OBJECTIVE
Can you output, word for word, the lines between the one holding "Give me the matplotlib source for this chart." and the one holding "x = np.arange(1, len(factors) + 1)", inclusive, leaving out any pictures?

LISTED RECORDS
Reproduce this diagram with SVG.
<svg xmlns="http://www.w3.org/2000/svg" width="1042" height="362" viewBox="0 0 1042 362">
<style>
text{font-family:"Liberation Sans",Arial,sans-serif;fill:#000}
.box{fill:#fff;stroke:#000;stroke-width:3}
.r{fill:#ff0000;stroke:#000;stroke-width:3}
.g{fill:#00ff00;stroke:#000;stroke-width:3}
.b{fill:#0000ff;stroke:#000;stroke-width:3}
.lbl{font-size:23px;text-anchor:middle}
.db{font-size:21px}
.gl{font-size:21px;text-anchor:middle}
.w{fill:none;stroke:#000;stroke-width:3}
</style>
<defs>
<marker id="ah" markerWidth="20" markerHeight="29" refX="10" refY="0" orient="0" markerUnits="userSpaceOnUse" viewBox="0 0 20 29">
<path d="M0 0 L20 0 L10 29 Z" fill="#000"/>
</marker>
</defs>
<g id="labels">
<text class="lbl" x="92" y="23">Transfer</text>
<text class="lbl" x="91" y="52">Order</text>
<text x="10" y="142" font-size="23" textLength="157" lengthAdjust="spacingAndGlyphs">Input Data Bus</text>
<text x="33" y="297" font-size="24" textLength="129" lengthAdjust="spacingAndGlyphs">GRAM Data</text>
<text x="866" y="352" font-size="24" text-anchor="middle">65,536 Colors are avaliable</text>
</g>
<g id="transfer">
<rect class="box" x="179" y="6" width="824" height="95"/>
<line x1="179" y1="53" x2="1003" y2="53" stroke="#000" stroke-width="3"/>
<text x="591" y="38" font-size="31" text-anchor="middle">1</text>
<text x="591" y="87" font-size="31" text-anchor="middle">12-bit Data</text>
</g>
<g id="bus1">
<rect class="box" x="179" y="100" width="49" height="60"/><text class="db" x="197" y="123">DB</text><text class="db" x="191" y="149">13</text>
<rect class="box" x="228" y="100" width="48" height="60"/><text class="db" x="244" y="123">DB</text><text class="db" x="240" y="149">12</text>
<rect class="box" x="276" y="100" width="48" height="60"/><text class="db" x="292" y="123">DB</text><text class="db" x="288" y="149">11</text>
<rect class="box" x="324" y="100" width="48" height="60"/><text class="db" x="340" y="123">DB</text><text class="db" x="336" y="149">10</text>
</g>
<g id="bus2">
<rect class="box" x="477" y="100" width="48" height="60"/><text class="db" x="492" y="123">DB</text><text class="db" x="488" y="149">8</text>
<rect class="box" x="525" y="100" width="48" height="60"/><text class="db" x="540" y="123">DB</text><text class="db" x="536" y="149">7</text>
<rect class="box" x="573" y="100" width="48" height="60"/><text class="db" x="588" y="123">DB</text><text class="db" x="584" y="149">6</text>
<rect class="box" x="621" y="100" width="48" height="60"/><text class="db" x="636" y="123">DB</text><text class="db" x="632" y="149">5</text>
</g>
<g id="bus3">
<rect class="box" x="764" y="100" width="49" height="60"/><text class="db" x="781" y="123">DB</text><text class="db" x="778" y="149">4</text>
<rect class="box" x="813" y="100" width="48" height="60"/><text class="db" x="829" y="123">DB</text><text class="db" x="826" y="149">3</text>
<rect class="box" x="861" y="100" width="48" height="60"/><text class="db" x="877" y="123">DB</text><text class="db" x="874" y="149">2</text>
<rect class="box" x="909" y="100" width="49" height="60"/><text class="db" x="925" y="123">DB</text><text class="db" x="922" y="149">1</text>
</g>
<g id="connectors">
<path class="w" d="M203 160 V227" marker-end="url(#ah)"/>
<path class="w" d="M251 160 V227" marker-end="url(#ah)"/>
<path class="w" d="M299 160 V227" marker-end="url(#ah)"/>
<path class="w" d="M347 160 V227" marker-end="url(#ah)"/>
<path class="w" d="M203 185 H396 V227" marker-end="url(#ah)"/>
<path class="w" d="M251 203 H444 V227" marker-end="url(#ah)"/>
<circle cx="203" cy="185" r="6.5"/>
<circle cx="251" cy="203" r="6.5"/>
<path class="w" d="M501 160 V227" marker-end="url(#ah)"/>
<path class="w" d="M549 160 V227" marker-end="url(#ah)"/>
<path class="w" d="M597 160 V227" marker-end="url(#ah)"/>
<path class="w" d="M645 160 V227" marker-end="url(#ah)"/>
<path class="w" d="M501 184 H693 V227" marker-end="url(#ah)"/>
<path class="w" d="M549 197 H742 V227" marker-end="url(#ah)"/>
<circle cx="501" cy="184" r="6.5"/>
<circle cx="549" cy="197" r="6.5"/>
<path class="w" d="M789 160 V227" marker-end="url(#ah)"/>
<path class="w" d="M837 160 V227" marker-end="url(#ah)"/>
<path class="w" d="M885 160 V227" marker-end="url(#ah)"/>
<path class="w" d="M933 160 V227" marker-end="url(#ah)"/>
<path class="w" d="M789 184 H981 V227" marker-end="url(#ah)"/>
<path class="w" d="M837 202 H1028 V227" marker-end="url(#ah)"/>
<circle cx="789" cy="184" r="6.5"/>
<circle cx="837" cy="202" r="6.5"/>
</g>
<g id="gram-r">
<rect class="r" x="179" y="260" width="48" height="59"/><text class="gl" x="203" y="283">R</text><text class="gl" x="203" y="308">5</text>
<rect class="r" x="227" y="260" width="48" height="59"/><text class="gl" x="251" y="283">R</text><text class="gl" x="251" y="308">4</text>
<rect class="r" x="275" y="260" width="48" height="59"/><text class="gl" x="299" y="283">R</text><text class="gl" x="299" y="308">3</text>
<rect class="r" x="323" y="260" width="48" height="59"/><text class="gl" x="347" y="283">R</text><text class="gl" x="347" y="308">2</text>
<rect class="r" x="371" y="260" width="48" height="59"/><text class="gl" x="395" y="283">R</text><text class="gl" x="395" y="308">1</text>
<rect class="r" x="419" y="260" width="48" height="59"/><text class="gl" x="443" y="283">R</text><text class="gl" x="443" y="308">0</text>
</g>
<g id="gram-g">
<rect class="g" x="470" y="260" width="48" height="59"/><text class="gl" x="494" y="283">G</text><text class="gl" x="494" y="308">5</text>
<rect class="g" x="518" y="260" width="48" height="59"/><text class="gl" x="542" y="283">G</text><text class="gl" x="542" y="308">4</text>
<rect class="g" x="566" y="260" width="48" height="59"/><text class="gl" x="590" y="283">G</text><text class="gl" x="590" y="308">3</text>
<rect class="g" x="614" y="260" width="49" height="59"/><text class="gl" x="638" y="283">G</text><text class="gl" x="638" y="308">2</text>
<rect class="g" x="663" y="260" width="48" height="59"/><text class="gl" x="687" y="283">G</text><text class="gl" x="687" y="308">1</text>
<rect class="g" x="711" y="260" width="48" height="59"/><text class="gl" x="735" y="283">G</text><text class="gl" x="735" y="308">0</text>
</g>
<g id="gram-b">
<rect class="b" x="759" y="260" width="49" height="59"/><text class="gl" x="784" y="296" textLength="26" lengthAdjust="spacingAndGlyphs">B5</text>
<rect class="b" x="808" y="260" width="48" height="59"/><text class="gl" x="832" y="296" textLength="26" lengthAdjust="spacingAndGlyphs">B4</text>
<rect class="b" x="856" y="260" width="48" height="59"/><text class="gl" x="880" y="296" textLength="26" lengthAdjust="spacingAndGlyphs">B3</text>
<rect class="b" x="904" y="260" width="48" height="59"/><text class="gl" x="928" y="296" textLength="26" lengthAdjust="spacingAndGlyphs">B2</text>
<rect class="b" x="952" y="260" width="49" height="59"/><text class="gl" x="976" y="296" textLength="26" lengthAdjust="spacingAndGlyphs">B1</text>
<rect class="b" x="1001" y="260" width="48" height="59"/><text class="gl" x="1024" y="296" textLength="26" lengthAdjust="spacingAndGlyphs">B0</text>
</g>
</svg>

---

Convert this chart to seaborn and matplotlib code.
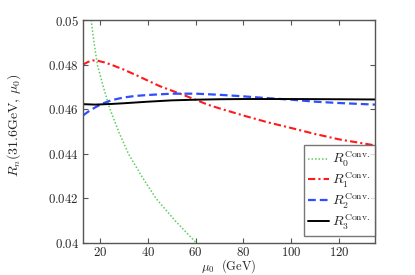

---

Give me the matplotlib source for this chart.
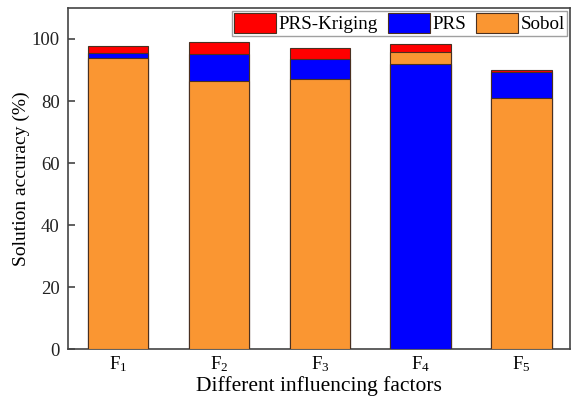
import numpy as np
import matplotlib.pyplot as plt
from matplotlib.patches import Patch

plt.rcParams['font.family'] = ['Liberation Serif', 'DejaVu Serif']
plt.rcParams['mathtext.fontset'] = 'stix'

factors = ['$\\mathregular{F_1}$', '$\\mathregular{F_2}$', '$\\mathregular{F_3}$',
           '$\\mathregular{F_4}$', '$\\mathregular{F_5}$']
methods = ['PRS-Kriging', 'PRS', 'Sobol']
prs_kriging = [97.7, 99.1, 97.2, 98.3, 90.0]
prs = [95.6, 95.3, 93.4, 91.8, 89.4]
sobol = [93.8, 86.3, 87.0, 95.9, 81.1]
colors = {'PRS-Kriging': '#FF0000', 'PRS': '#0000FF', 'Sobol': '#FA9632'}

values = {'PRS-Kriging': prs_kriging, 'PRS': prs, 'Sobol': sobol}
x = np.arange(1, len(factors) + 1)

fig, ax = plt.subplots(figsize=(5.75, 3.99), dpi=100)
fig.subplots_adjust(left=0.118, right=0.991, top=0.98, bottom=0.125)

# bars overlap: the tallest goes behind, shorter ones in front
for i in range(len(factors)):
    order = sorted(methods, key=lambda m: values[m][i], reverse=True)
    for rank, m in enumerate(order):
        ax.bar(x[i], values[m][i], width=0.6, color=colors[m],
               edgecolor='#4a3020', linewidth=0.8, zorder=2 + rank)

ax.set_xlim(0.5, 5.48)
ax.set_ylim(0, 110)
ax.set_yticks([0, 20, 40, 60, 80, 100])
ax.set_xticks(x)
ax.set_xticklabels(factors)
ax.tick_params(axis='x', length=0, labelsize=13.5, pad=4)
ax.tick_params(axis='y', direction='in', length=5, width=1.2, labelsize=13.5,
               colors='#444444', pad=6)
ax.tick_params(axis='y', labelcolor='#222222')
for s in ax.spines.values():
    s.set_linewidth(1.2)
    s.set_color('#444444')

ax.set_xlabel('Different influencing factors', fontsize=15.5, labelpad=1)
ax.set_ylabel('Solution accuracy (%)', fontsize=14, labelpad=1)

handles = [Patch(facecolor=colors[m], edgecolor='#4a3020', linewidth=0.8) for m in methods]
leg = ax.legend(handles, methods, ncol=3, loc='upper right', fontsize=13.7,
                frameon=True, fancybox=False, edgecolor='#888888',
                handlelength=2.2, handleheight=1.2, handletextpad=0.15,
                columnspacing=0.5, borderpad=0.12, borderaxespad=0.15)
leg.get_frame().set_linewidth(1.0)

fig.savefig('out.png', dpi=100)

RESULT
Give me the matplotlib source for this chart.
import numpy as np
import matplotlib.pyplot as plt
from matplotlib.patches import Patch

plt.rcParams['font.family'] = ['Liberation Serif', 'DejaVu Serif']
plt.rcParams['mathtext.fontset'] = 'stix'

factors = ['$\\mathregular{F_1}$', '$\\mathregular{F_2}$', '$\\mathregular{F_3}$',
           '$\\mathregular{F_4}$', '$\\mathregular{F_5}$']
methods = ['PRS-Kriging', 'PRS', 'Sobol']
prs_kriging = [97.7, 99.1, 97.2, 98.3, 90.0]
prs = [95.6, 95.3, 93.4, 91.8, 89.4]
sobol = [93.8, 86.3, 87.0, 95.9, 81.1]
colors = {'PRS-Kriging': '#FF0000', 'PRS': '#0000FF', 'Sobol': '#FA9632'}

values = {'PRS-Kriging': prs_kriging, 'PRS': prs, 'Sobol': sobol}
x = np.arange(1, len(factors) + 1)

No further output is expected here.